Sunday, November 16, 2008

Prop 8 Shoulds

Like so many others, I am frustrated and saddened by the passing of Proposition 8 in my homestate of California. It is sickening that the majority of adults voted in favor of banning legal same-sex marriage, and illuminates some deeply entrenched distortions in many people’s thinking.

But I am also aware that any time I am feeling upset or angry, I can choose to feel peace and acceptance. IF I am willing. I am also painfully aware that many activists perceive themselves as needing to remain in a constant state of anger and victimization in order to feel productive. They are often unwilling to consider that happiness is always an option—even without legal validation of same sex relationships. By challenging “shoulds” I have learned it is possible to be politically active, and feel peace at the same time.

Here’s how this works with my should, “Gays and Lesbians Should Be Allowed To Legally Marry.”

Q: How did I learn this “should?”
A: I learned it from my friends and clients over the years, particularly those that went through traumatizing legal issues after their same sex partner died. Without legal protections, people I know and love have lost their homes, their savings, even their children.

Q: How do you feel when you think this “should?”
A: I feel hurt, angry, like I want to strike back at one of these political or religious organizations that want to take away people’s rights. Then eventually I feel achey and tired.

Q: And who profits off your “should”?
A: Anyone who voted in favor of the marriage ban profits off my “should.” Because when I get angry, my body reacts. My muscles hurt, my head aches, my blood pressure goes up, my stomach thumps, and I don’t sleep well. This makes me a lot less effective in being active or outspoken about the injustices around me.
The conservative power base who want to deny me legal rights have a lot at stake in my being miserable. If they want me to be unhappy and stressed out, then I make their job a lot easier when I make MYSELF miserable with my thoughts.

Q: Who would you be without this “should”
A: I would be a person who could be happy and fulfilled, even when half the state of California doesn’t want to me to be. I would be someone who feels personally and emotionally empowered, despite what the law tells me about myself.

Q: Replace it.
A: I would prefer that same-sex couples have equal legal rights in ALL states. It would be legally and emotionally advantageous for everyone to be able to have their relationship validated. But either way no one has the power to determine how I feel about my partner or anyone else...unless I give it to them.
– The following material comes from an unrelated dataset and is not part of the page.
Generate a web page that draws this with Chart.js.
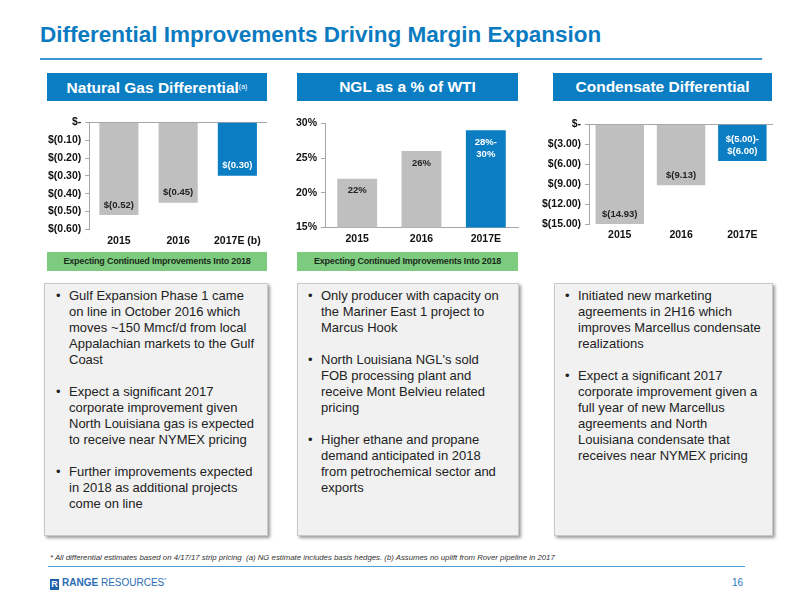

From doing this “should-less” questioning, I am feeling more hopeful, and more peaceful. And it is from this place of acceptance that I know I am more effective in my actions and communications with others. Over the next few weeks I plan to write more tips about ways to engage in “should-less” protesting. Please come back and share with me your responses.

1 comment:

Irene said...

This really illustrates how changing the way you think... changes the way you feel. Thanks. It makes a lot of sense, Damon.